Memory is reused continuously.

This streaming model keeps memory efficient and avoids spikes.

Why Snowflake Does Not Process 125 Partitions Per Thread

Even if 2 GB were theoretically available per thread, processing 125 partitions simultaneously would:

  • Increase memory pressure
  • Cause CPU cache inefficiency
  • Add context switching overhead
  • Provide no CPU benefit (still only 8 threads)

Since CPU cores determine true parallelism, Snowflake keeps:

Parallel tasks = number of execution threads

Not = total memory divided by partition size

What Actually Limits Parallelism

Parallel execution depends on:

  • Number of vCPUs (threads)
  • I/O bandwidth
  • Query complexity
  • Data distribution

Memory supports execution but does not define how many partitions are processed simultaneously.

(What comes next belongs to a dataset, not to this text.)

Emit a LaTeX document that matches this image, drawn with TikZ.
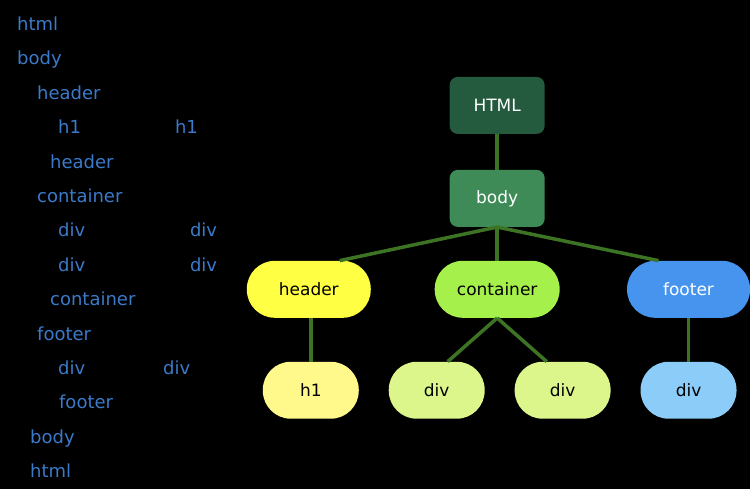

Warehouse Size vs Threads and Memory

Snowflake does not publish exact hardware specs, but scaling is predictable. Each size roughly doubles compute and memory.

Here is an approximate model:

Warehouse SizeCompute NodesApprox Threads (vCPUs)Approx Memory Per Warehouse
X-Small1~8~16 GB
Small2~16~32 GB
Medium4~32~64 GB
Large8~64~128 GB
X-Large16~128~256 GB

Each size doubles:

  • Compute nodes
  • Total threads
  • Total memory
  • Network bandwidth

If you move from X-Small (8 threads) to Medium (32 threads), your 160 partitions would be processed in:

  • X-Small → 160 / 8 = 20 scheduling waves
  • Medium → 160 / 32 = 5 waves

That’s why scan-heavy queries scale almost linearly with warehouse size.

The Correct Mental Model

Incorrect model:

Memory per thread determines how many partitions can be processed simultaneously.

Correct model:

Threads determine concurrency.
Micro-partitions determine total work units.
Memory is shared and dynamically allocated.

Snowflake’s design focuses on:

  • Small micro-partitions
  • Dynamic scheduling
  • Streaming execution
  • Vectorized processing
  • Shared memory management

This is what allows efficient parallelism without manual tuning.